** TASK TO COMPLETE **
Exclude images, then output the remaining data verbatim.

** AVAILABLE DATA **
====

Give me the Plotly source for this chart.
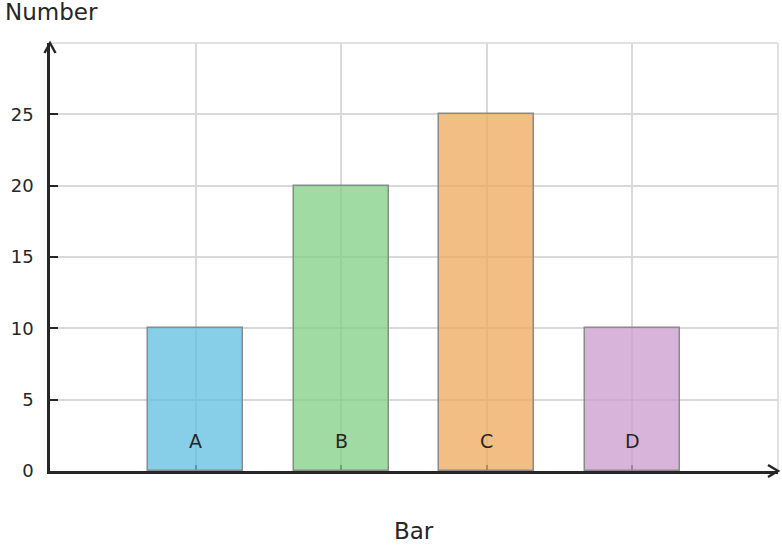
import plotly.graph_objects as go

categories = ["A", "B", "C", "D"]
positions = [1, 2, 3, 4]
values = [10, 20, 25, 10]
bar_colors = [
    "rgba(95,191,224,0.75)",
    "rgba(130,207,134,0.75)",
    "rgba(239,168,91,0.75)",
    "rgba(203,155,207,0.75)",
]
y_ticks = [0, 5, 10, 15, 20, 25]
label_y = 2.1

FONT = "DejaVu Sans"
INK = "#262626"
GRID = "#d9d9d9"

fig = go.Figure()

fig.add_trace(go.Bar(
    x=positions,
    y=values,
    width=0.65,
    marker=dict(color=bar_colors, line=dict(color="#8a8a8a", width=1.5)),
    hoverinfo="x+y",
    showlegend=False,
))

# category labels sitting low inside each bar
for pos, cat in zip(positions, categories):
    fig.add_annotation(x=pos, y=label_y, text=cat, showarrow=False,
                       font=dict(family=FONT, size=19, color=INK))

# axis titles
fig.add_annotation(xref="paper", yref="paper", x=-0.0646, y=1.072,
                   xanchor="left", yanchor="middle", text="Number",
                   showarrow=False, font=dict(family=FONT, size=23, color=INK))
fig.add_annotation(xref="paper", yref="paper", x=0.5, y=-0.14,
                   xanchor="center", yanchor="middle", text="Bar",
                   showarrow=False, font=dict(family=FONT, size=23, color=INK))

# top / right frame lines (grid coloured)
fig.add_shape(type="line", xref="paper", yref="paper", x0=0, x1=1, y0=1, y1=1,
              line=dict(color=GRID, width=1.5), layer="below")
fig.add_shape(type="line", xref="paper", yref="paper", x0=1, x1=1, y0=0, y1=1,
              line=dict(color=GRID, width=1.5), layer="below")

# arrow heads on the axes
fig.add_shape(type="path", xref="paper", yref="paper", xsizemode="pixel", ysizemode="pixel",
              xanchor=0, yanchor=1, path="M -5.5,-10 L 0,0 L 5.5,-10",
              line=dict(color=INK, width=2.5))
fig.add_shape(type="path", xref="paper", yref="paper", xsizemode="pixel", ysizemode="pixel",
              xanchor=1, yanchor=0, path="M -10,6 L 0,0 L -10,-6",
              line=dict(color=INK, width=2.5))

fig.update_xaxes(
    range=[0, 5],
    tickvals=positions,
    showticklabels=False,
    ticks="inside", ticklen=6, tickwidth=1.5, tickcolor=INK,
    showgrid=True, gridcolor=GRID, gridwidth=1.5,
    showline=True, linecolor=INK, linewidth=2.5,
    zeroline=False,
    layer="below traces",
)
fig.update_yaxes(
    range=[0, 30],
    tickvals=y_ticks,
    ticks="inside", ticklen=8, tickwidth=2, tickcolor=INK,
    ticklabelstandoff=10,
    tickfont=dict(family=FONT, size=18, color=INK),
    showgrid=True, gridcolor=GRID, gridwidth=1.5,
    showline=True, linecolor=INK, linewidth=2.5,
    zeroline=False,
    layer="below traces",
)

fig.update_layout(
    width=782, height=548,
    margin=dict(l=50, r=4, t=43, b=77),
    plot_bgcolor="white", paper_bgcolor="white",
    font=dict(family=FONT, color=INK),
    bargap=0,
)

fig.write_html("out.html", config={"displayModeBar": False},
               post_script="document.body.style.margin='0px';")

====

** SOLUTION TO THE EXERCISE **
Give me the Plotly source for this chart.
import plotly.graph_objects as go

categories = ["A", "B", "C", "D"]
positions = [1, 2, 3, 4]
values = [10, 20, 25, 10]
bar_colors = [
    "rgba(95,191,224,0.75)",
    "rgba(130,207,134,0.75)",
    "rgba(239,168,91,0.75)",
    "rgba(203,155,207,0.75)",
]
y_ticks = [0, 5, 10, 15, 20, 25]
label_y = 2.1

FONT = "DejaVu Sans"
INK = "#262626"
GRID = "#d9d9d9"

fig = go.Figure()

fig.add_trace(go.Bar(
    x=positions,
    y=values,
    width=0.65,
    marker=dict(color=bar_colors, line=dict(color="#8a8a8a", width=1.5)),
    hoverinfo="x+y",
    showlegend=False,
))

# category labels sitting low inside each bar
for pos, cat in zip(positions, categories):
    fig.add_annotation(x=pos, y=label_y, text=cat, showarrow=False,
                       font=dict(family=FONT, size=19, color=INK))

# axis titles
fig.add_annotation(xref="paper", yref="paper", x=-0.0646, y=1.072,
                   xanchor="left", yanchor="middle", text="Number",
                   showarrow=False, font=dict(family=FONT, size=23, color=INK))
fig.add_annotation(xref="paper", yref="paper", x=0.5, y=-0.14,
                   xanchor="center", yanchor="middle", text="Bar",
                   showarrow=False, font=dict(family=FONT, size=23, color=INK))

# top / right frame lines (grid coloured)
fig.add_shape(type="line", xref="paper", yref="paper", x0=0, x1=1, y0=1, y1=1,
              line=dict(color=GRID, width=1.5), layer="below")
fig.add_shape(type="line", xref="paper", yref="paper", x0=1, x1=1, y0=0, y1=1,
              line=dict(color=GRID, width=1.5), layer="below")

# arrow heads on the axes
fig.add_shape(type="path", xref="paper", yref="paper", xsizemode="pixel", ysizemode="pixel",
              xanchor=0, yanchor=1, path="M -5.5,-10 L 0,0 L 5.5,-10",
              line=dict(color=INK, width=2.5))
fig.add_shape(type="path", xref="paper", yref="paper", xsizemode="pixel", ysizemode="pixel",
              xanchor=1, yanchor=0, path="M -10,6 L 0,0 L -10,-6",
              line=dict(color=INK, width=2.5))

fig.update_xaxes(
    range=[0, 5],
    tickvals=positions,
    showticklabels=False,
    ticks="inside", ticklen=6, tickwidth=1.5, tickcolor=INK,
    showgrid=True, gridcolor=GRID, gridwidth=1.5,
    showline=True, linecolor=INK, linewidth=2.5,
    zeroline=False,
    layer="below traces",
)
fig.update_yaxes(
    range=[0, 30],
    tickvals=y_ticks,
    ticks="inside", ticklen=8, tickwidth=2, tickcolor=INK,
    ticklabelstandoff=10,
    tickfont=dict(family=FONT, size=18, color=INK),
    showgrid=True, gridcolor=GRID, gridwidth=1.5,
    showline=True, linecolor=INK, linewidth=2.5,
    zeroline=False,
    layer="below traces",
)

fig.update_layout(
    width=782, height=548,
    margin=dict(l=50, r=4, t=43, b=77),
    plot_bgcolor="white", paper_bgcolor="white",
    font=dict(family=FONT, color=INK),
    bargap=0,
)

fig.write_html("out.html", config={"displayModeBar": False},
               post_script="document.body.style.margin='0px';")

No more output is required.